The story told in this book is full of astonishing episodes. How did Arbuzov and Pluchek manage to secure coverage in the national press even before the play City at Dawn about the construction of Komsomolsk-on-Amur, collectively written by studio members, had actually been completed? How did the trio dare to include references to the theater of their beloved teacher Vsevolod Meyerhold (who by that time had been repressed) in their own productions? Why did an apparently entirely «correct» Soviet play provoke an outpouring of love from the audience? And how, in general, did the studio’s leaders and participants manage to preserve the capacity for free artistic creation during the harshest years?

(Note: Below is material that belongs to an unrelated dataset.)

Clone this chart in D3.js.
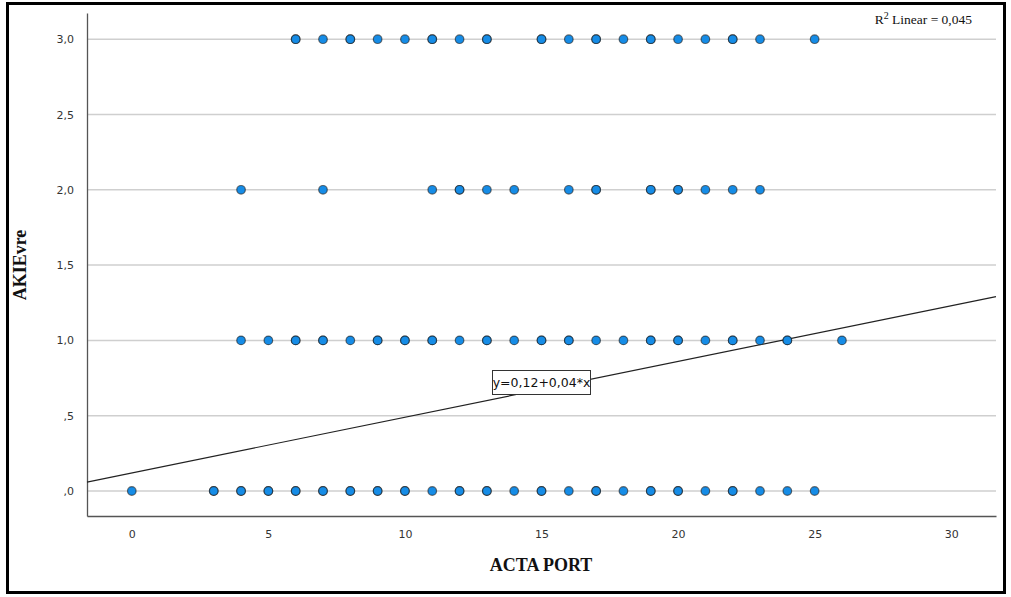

The Arbuzov-Pluchek Studio became a starting point for many of those who would go on to shape the art of the Khrushchev «thaw.» Among those who began their careers there were poet and songwriter Alexander Galich, actor Zinovy Gerdt, screenwriters Isai Kuznetsov and Mikhail Lvovsky, directors Leonid Agranovich and Sofia Milkina, the wife of Mikhail Schweitzer and a co-author of many of his films. Poets Boris Slutsky, Sergey Narovchatov, and David Samoylov came to the studio to read their poetry. Among its ardent admirers were playwright Viktor Rozov, translator Lilianna Lungina, critic Alexander Svobodin, and others who would later help shape the cultural landscape of the postwar era.